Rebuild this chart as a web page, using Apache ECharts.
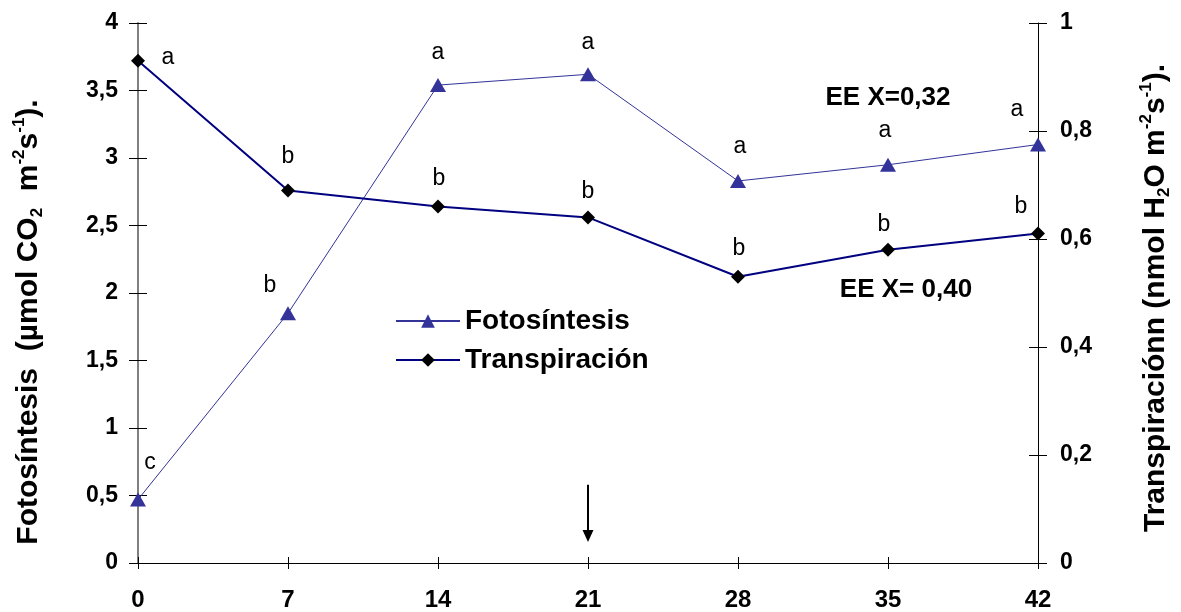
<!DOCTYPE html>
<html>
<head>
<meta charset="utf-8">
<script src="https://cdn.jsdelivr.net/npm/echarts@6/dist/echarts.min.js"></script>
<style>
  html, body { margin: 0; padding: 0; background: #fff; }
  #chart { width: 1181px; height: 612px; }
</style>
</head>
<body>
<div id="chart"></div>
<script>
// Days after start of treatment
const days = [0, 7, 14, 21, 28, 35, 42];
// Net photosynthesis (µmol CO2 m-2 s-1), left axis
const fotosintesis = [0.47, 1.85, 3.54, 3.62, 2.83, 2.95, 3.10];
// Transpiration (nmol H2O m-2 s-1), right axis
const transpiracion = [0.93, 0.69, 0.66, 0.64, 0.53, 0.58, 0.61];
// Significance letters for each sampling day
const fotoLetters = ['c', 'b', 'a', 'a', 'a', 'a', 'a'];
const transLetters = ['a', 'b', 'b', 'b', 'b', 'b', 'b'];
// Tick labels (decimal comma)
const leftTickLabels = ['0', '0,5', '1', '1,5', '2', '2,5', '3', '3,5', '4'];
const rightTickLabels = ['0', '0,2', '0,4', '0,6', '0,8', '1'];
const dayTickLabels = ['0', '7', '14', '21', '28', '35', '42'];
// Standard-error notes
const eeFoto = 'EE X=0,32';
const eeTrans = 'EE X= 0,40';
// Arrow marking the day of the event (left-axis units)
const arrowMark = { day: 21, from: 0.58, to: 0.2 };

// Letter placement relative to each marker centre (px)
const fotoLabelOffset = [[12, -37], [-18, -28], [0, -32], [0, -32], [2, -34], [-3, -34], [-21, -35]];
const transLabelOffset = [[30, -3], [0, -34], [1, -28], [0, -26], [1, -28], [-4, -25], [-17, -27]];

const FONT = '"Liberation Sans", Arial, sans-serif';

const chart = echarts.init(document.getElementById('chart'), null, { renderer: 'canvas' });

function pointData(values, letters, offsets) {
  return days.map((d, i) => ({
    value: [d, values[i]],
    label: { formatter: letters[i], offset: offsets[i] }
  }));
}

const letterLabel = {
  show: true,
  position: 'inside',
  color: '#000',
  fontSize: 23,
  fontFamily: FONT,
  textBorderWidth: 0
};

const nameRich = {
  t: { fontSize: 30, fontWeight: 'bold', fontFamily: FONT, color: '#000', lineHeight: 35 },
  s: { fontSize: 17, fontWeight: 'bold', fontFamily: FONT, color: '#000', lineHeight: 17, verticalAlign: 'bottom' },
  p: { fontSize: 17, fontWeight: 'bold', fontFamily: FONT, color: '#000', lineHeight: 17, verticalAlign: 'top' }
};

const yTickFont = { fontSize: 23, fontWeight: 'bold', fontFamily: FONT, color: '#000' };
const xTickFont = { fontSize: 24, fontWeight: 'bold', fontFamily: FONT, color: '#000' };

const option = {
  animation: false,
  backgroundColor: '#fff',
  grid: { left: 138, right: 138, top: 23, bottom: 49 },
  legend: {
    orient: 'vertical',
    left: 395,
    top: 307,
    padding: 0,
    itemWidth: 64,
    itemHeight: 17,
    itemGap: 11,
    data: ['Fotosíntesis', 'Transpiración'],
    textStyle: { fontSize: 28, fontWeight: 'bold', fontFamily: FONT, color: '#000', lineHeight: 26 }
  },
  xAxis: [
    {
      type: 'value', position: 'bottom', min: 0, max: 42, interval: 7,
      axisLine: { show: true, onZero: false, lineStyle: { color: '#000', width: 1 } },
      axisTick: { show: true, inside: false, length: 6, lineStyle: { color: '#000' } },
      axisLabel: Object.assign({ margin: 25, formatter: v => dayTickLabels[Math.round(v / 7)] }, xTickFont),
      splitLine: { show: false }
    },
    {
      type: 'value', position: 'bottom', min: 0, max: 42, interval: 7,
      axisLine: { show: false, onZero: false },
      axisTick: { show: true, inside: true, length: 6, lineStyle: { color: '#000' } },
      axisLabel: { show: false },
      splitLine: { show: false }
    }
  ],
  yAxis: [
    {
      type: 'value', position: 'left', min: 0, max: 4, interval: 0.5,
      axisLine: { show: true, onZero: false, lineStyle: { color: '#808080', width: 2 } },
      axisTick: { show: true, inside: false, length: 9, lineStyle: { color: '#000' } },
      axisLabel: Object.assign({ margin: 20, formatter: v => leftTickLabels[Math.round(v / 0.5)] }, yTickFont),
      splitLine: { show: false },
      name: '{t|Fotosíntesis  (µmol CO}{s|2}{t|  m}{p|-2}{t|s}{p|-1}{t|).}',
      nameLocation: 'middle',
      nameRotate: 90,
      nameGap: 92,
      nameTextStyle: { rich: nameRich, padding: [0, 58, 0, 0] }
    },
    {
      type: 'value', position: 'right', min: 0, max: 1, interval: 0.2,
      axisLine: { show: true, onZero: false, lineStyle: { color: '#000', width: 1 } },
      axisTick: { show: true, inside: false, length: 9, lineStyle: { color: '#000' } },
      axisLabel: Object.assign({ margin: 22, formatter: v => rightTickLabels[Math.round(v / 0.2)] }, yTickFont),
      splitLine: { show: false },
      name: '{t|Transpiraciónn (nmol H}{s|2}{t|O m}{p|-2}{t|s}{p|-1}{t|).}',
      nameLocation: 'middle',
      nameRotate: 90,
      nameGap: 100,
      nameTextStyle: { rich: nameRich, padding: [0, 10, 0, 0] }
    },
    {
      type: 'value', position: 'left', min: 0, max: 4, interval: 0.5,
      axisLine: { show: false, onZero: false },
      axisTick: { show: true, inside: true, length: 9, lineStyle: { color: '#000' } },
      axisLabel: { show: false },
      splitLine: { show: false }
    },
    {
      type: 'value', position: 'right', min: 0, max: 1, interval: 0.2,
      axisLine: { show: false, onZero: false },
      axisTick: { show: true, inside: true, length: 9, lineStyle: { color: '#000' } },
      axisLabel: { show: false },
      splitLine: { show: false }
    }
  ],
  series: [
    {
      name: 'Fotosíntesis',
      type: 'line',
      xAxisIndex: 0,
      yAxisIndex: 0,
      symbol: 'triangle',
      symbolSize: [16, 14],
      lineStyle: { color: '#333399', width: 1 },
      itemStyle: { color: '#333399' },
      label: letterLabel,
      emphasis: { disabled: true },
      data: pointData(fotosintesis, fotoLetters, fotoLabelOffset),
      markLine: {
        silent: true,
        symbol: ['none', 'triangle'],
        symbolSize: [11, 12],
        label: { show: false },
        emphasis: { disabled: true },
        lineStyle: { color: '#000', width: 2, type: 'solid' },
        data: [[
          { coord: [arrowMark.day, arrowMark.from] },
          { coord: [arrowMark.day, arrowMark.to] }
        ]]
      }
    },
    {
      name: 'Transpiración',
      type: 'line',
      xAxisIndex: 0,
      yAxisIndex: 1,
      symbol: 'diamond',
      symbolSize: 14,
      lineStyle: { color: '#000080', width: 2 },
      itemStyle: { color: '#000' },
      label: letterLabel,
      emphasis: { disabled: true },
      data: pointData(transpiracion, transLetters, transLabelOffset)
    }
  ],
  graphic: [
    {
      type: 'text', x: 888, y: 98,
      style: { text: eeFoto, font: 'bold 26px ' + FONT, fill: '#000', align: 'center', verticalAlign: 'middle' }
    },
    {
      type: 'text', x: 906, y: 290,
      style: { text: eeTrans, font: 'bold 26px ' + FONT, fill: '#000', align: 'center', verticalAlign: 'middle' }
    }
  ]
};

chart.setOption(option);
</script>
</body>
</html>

===============

Instructions to follow
Reproduce the listing above exactly, excluding all pictures.

Solution for this task
Rebuild this chart as a web page, using Apache ECharts.
<!DOCTYPE html>
<html>
<head>
<meta charset="utf-8">
<script src="https://cdn.jsdelivr.net/npm/echarts@6/dist/echarts.min.js"></script>
<style>
  html, body { margin: 0; padding: 0; background: #fff; }
  #chart { width: 1181px; height: 612px; }
</style>
</head>
<body>
<div id="chart"></div>
<script>
// Days after start of treatment
const days = [0, 7, 14, 21, 28, 35, 42];
// Net photosynthesis (µmol CO2 m-2 s-1), left axis
const fotosintesis = [0.47, 1.85, 3.54, 3.62, 2.83, 2.95, 3.10];
// Transpiration (nmol H2O m-2 s-1), right axis
const transpiracion = [0.93, 0.69, 0.66, 0.64, 0.53, 0.58, 0.61];
// Significance letters for each sampling day
const fotoLetters = ['c', 'b', 'a', 'a', 'a', 'a', 'a'];
const transLetters = ['a', 'b', 'b', 'b', 'b', 'b', 'b'];
// Tick labels (decimal comma)
const leftTickLabels = ['0', '0,5', '1', '1,5', '2', '2,5', '3', '3,5', '4'];
const rightTickLabels = ['0', '0,2', '0,4', '0,6', '0,8', '1'];
const dayTickLabels = ['0', '7', '14', '21', '28', '35', '42'];
// Standard-error notes
const eeFoto = 'EE X=0,32';
const eeTrans = 'EE X= 0,40';
// Arrow marking the day of the event (left-axis units)
const arrowMark = { day: 21, from: 0.58, to: 0.2 };

// Letter placement relative to each marker centre (px)
const fotoLabelOffset = [[12, -37], [-18, -28], [0, -32], [0, -32], [2, -34], [-3, -34], [-21, -35]];
const transLabelOffset = [[30, -3], [0, -34], [1, -28], [0, -26], [1, -28], [-4, -25], [-17, -27]];

const FONT = '"Liberation Sans", Arial, sans-serif';

const chart = echarts.init(document.getElementById('chart'), null, { renderer: 'canvas' });

function pointData(values, letters, offsets) {
  return days.map((d, i) => ({
    value: [d, values[i]],
    label: { formatter: letters[i], offset: offsets[i] }
  }));
}

const letterLabel = {
  show: true,
  position: 'inside',
  color: '#000',
  fontSize: 23,
  fontFamily: FONT,
  textBorderWidth: 0
};

const nameRich = {
  t: { fontSize: 30, fontWeight: 'bold', fontFamily: FONT, color: '#000', lineHeight: 35 },
  s: { fontSize: 17, fontWeight: 'bold', fontFamily: FONT, color: '#000', lineHeight: 17, verticalAlign: 'bottom' },
  p: { fontSize: 17, fontWeight: 'bold', fontFamily: FONT, color: '#000', lineHeight: 17, verticalAlign: 'top' }
};

const yTickFont = { fontSize: 23, fontWeight: 'bold', fontFamily: FONT, color: '#000' };
const xTickFont = { fontSize: 24, fontWeight: 'bold', fontFamily: FONT, color: '#000' };

const option = {
  animation: false,
  backgroundColor: '#fff',
  grid: { left: 138, right: 138, top: 23, bottom: 49 },
  legend: {
    orient: 'vertical',
    left: 395,
    top: 307,
    padding: 0,
    itemWidth: 64,
    itemHeight: 17,
    itemGap: 11,
    data: ['Fotosíntesis', 'Transpiración'],
    textStyle: { fontSize: 28, fontWeight: 'bold', fontFamily: FONT, color: '#000', lineHeight: 26 }
  },
  xAxis: [
    {
      type: 'value', position: 'bottom', min: 0, max: 42, interval: 7,
      axisLine: { show: true, onZero: false, lineStyle: { color: '#000', width: 1 } },
      axisTick: { show: true, inside: false, length: 6, lineStyle: { color: '#000' } },
      axisLabel: Object.assign({ margin: 25, formatter: v => dayTickLabels[Math.round(v / 7)] }, xTickFont),
      splitLine: { show: false }
    },
    {
      type: 'value', position: 'bottom', min: 0, max: 42, interval: 7,
      axisLine: { show: false, onZero: false },
      axisTick: { show: true, inside: true, length: 6, lineStyle: { color: '#000' } },
      axisLabel: { show: false },
      splitLine: { show: false }
    }
  ],
  yAxis: [
    {
      type: 'value', position: 'left', min: 0, max: 4, interval: 0.5,
      axisLine: { show: true, onZero: false, lineStyle: { color: '#808080', width: 2 } },
      axisTick: { show: true, inside: false, length: 9, lineStyle: { color: '#000' } },
      axisLabel: Object.assign({ margin: 20, formatter: v => leftTickLabels[Math.round(v / 0.5)] }, yTickFont),
      splitLine: { show: false },
      name: '{t|Fotosíntesis  (µmol CO}{s|2}{t|  m}{p|-2}{t|s}{p|-1}{t|).}',
      nameLocation: 'middle',
      nameRotate: 90,
      nameGap: 92,
      nameTextStyle: { rich: nameRich, padding: [0, 58, 0, 0] }
    },
    {
      type: 'value', position: 'right', min: 0, max: 1, interval: 0.2,
      axisLine: { show: true, onZero: false, lineStyle: { color: '#000', width: 1 } },
      axisTick: { show: true, inside: false, length: 9, lineStyle: { color: '#000' } },
      axisLabel: Object.assign({ margin: 22, formatter: v => rightTickLabels[Math.round(v / 0.2)] }, yTickFont),
      splitLine: { show: false },
      name: '{t|Transpiraciónn (nmol H}{s|2}{t|O m}{p|-2}{t|s}{p|-1}{t|).}',
      nameLocation: 'middle',
      nameRotate: 90,
      nameGap: 100,
      nameTextStyle: { rich: nameRich, padding: [0, 10, 0, 0] }
    },
    {
      type: 'value', position: 'left', min: 0, max: 4, interval: 0.5,
      axisLine: { show: false, onZero: false },
      axisTick: { show: true, inside: true, length: 9, lineStyle: { color: '#000' } },
      axisLabel: { show: false },
      splitLine: { show: false }
    },
    {
      type: 'value', position: 'right', min: 0, max: 1, interval: 0.2,
      axisLine: { show: false, onZero: false },
      axisTick: { show: true, inside: true, length: 9, lineStyle: { color: '#000' } },
      axisLabel: { show: false },
      splitLine: { show: false }
    }
  ],
  series: [
    {
      name: 'Fotosíntesis',
      type: 'line',
      xAxisIndex: 0,
      yAxisIndex: 0,
      symbol: 'triangle',
      symbolSize: [16, 14],
      lineStyle: { color: '#333399', width: 1 },
      itemStyle: { color: '#333399' },
      label: letterLabel,
      emphasis: { disabled: true },
      data: pointData(fotosintesis, fotoLetters, fotoLabelOffset),
      markLine: {
        silent: true,
        symbol: ['none', 'triangle'],
        symbolSize: [11, 12],
        label: { show: false },
        emphasis: { disabled: true },
        lineStyle: { color: '#000', width: 2, type: 'solid' },
        data: [[
          { coord: [arrowMark.day, arrowMark.from] },
          { coord: [arrowMark.day, arrowMark.to] }
        ]]
      }
    },
    {
      name: 'Transpiración',
      type: 'line',
      xAxisIndex: 0,
      yAxisIndex: 1,
      symbol: 'diamond',
      symbolSize: 14,
      lineStyle: { color: '#000080', width: 2 },
      itemStyle: { color: '#000' },
      label: letterLabel,
      emphasis: { disabled: true },
      data: pointData(transpiracion, transLetters, transLabelOffset)
    }
  ],
  graphic: [
    {
      type: 'text', x: 888, y: 98,
      style: { text: eeFoto, font: 'bold 26px ' + FONT, fill: '#000', align: 'center', verticalAlign: 'middle' }
    },
    {
      type: 'text', x: 906, y: 290,
      style: { text: eeTrans, font: 'bold 26px ' + FONT, fill: '#000', align: 'center', verticalAlign: 'middle' }
    }
  ]
};

chart.setOption(option);
</script>
</body>
</html>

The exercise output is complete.